### Exercise prompt:
Extract exactly the run of lines starting at the line that holds "Convert this chart to Plotly code." and ending at the line that holds "import plotly.graph_objects as go", both included.

### Materials provided:
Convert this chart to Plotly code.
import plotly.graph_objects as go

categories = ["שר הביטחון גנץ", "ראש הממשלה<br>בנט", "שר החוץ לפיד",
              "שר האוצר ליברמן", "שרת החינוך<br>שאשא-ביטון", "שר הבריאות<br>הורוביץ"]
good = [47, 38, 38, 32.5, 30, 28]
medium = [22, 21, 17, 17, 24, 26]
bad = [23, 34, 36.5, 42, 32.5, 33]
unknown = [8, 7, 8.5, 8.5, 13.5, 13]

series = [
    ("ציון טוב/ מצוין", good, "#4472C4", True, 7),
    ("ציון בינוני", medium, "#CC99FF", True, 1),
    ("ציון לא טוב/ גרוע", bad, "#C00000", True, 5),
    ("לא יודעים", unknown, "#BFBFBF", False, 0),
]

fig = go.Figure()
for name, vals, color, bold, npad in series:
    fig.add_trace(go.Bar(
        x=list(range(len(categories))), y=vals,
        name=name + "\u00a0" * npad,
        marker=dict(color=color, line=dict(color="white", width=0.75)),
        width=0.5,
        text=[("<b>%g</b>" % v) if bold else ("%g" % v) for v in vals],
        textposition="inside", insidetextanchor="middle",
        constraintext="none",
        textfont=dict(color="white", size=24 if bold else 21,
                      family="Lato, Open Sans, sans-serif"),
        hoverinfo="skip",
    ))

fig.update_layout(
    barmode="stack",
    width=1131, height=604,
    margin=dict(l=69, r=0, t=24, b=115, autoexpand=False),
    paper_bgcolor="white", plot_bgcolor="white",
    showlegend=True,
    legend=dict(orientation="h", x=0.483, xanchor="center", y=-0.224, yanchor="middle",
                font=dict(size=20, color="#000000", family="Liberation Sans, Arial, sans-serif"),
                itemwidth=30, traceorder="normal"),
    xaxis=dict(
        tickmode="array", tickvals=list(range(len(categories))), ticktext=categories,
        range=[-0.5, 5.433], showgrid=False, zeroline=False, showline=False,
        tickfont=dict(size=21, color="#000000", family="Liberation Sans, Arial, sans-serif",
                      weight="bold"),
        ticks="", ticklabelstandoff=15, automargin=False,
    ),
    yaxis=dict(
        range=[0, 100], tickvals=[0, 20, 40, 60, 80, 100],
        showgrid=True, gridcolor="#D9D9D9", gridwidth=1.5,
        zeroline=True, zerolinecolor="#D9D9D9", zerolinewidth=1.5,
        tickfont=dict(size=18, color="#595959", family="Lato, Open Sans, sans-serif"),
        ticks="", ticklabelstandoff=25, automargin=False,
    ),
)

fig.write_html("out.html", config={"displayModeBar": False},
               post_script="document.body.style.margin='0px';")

--

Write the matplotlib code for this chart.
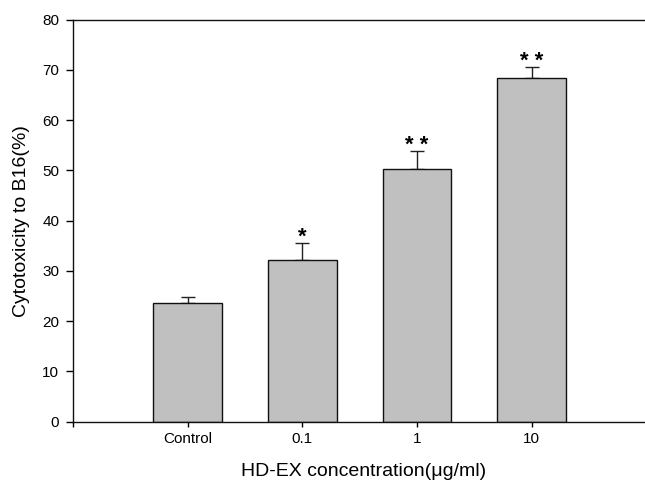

### Solution to this problem:
Convert this chart to Plotly code.
import plotly.graph_objects as go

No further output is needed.